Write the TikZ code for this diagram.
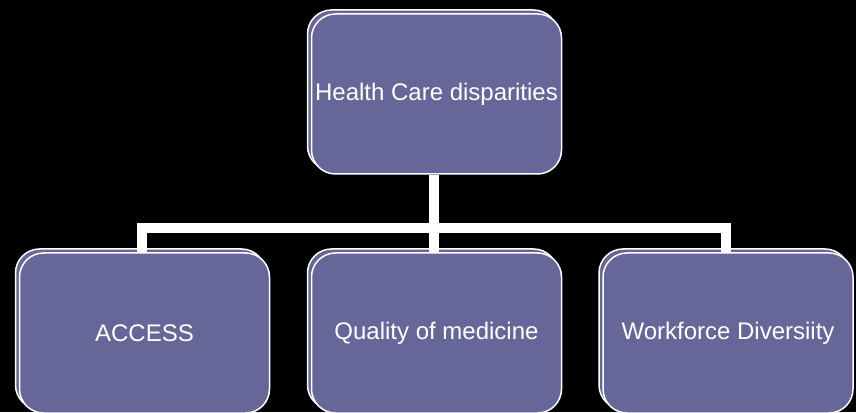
\documentclass[tikz,border=0pt]{standalone}
\usepackage{fontspec}
\setmainfont{Liberation Sans}
\definecolor{boxfill}{RGB}{102,102,153}
\pgfdeclarelayer{back}
\pgfdeclarelayer{mid}
\pgfsetlayers{back,mid,main}
\begin{document}
\begin{tikzpicture}[x=1pt,y=1pt,
  card/.style={draw=white, line width=1.5pt, fill=boxfill, rounded corners=24pt,
    minimum width=250pt, minimum height=160pt, inner sep=0pt, text=white,
    font=\fontsize{24}{28}\selectfont},
  link/.style={draw=white, line width=10pt}]
\useasboundingbox (0,0) rectangle (856,412);
\clip (0,0) rectangle (856,412);

% front cards
\node[card] (top) at (436.5,318) {Health Care disparities};
\node[card] (a) at (144.5,79) {ACCESS};
\node[card] (b) at (436.5,79) {Quality of medicine};
\node[card] (c) at (728,79) {Workforce Diversiity};

\begin{pgfonlayer}{back}
  \fill[black] (0,0) rectangle (856,412);
  % stacked copies behind each card
  \node[card] (topb) at ([xshift=-4pt,yshift=4pt]top.center) {};
  \node[card] (ab) at ([xshift=-4pt,yshift=4pt]a.center) {};
  \node[card] (bb) at ([xshift=-4pt,yshift=4pt]b.center) {};
  \node[card] (cb) at ([xshift=-4pt,yshift=4pt]c.center) {};
\end{pgfonlayer}

\begin{pgfonlayer}{mid}
  \draw[link] ([xshift=-2.5pt]top.south) -- ++(0,-53) coordinate (j);
  \draw[link] ([xshift=-2.5pt]a.north) |- ([xshift=-2.5pt]c.north |- j)
    -- ([xshift=-2.5pt]c.north);
  \draw[link] ([xshift=-2.5pt]b.north) -- ([xshift=-2.5pt]b.north |- j);
\end{pgfonlayer}
\end{tikzpicture}
\end{document}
· · · · · · ·
§ **TASK INSTRUCTIONS**
Give every line above again exactly, with no pictures.

§ **EXERCISE RESULT**
Write the TikZ code for this diagram.
\documentclass[tikz,border=0pt]{standalone}
\usepackage{fontspec}
\setmainfont{Liberation Sans}
\definecolor{boxfill}{RGB}{102,102,153}
\pgfdeclarelayer{back}
\pgfdeclarelayer{mid}
\pgfsetlayers{back,mid,main}
\begin{document}
\begin{tikzpicture}[x=1pt,y=1pt,
  card/.style={draw=white, line width=1.5pt, fill=boxfill, rounded corners=24pt,
    minimum width=250pt, minimum height=160pt, inner sep=0pt, text=white,
    font=\fontsize{24}{28}\selectfont},
  link/.style={draw=white, line width=10pt}]
\useasboundingbox (0,0) rectangle (856,412);
\clip (0,0) rectangle (856,412);

% front cards
\node[card] (top) at (436.5,318) {Health Care disparities};
\node[card] (a) at (144.5,79) {ACCESS};
\node[card] (b) at (436.5,79) {Quality of medicine};
\node[card] (c) at (728,79) {Workforce Diversiity};

\begin{pgfonlayer}{back}
  \fill[black] (0,0) rectangle (856,412);
  % stacked copies behind each card
  \node[card] (topb) at ([xshift=-4pt,yshift=4pt]top.center) {};
  \node[card] (ab) at ([xshift=-4pt,yshift=4pt]a.center) {};
  \node[card] (bb) at ([xshift=-4pt,yshift=4pt]b.center) {};
  \node[card] (cb) at ([xshift=-4pt,yshift=4pt]c.center) {};
\end{pgfonlayer}

\begin{pgfonlayer}{mid}
  \draw[link] ([xshift=-2.5pt]top.south) -- ++(0,-53) coordinate (j);
  \draw[link] ([xshift=-2.5pt]a.north) |- ([xshift=-2.5pt]c.north |- j)
    -- ([xshift=-2.5pt]c.north);
  \draw[link] ([xshift=-2.5pt]b.north) -- ([xshift=-2.5pt]b.north |- j);
\end{pgfonlayer}
\end{tikzpicture}
\end{document}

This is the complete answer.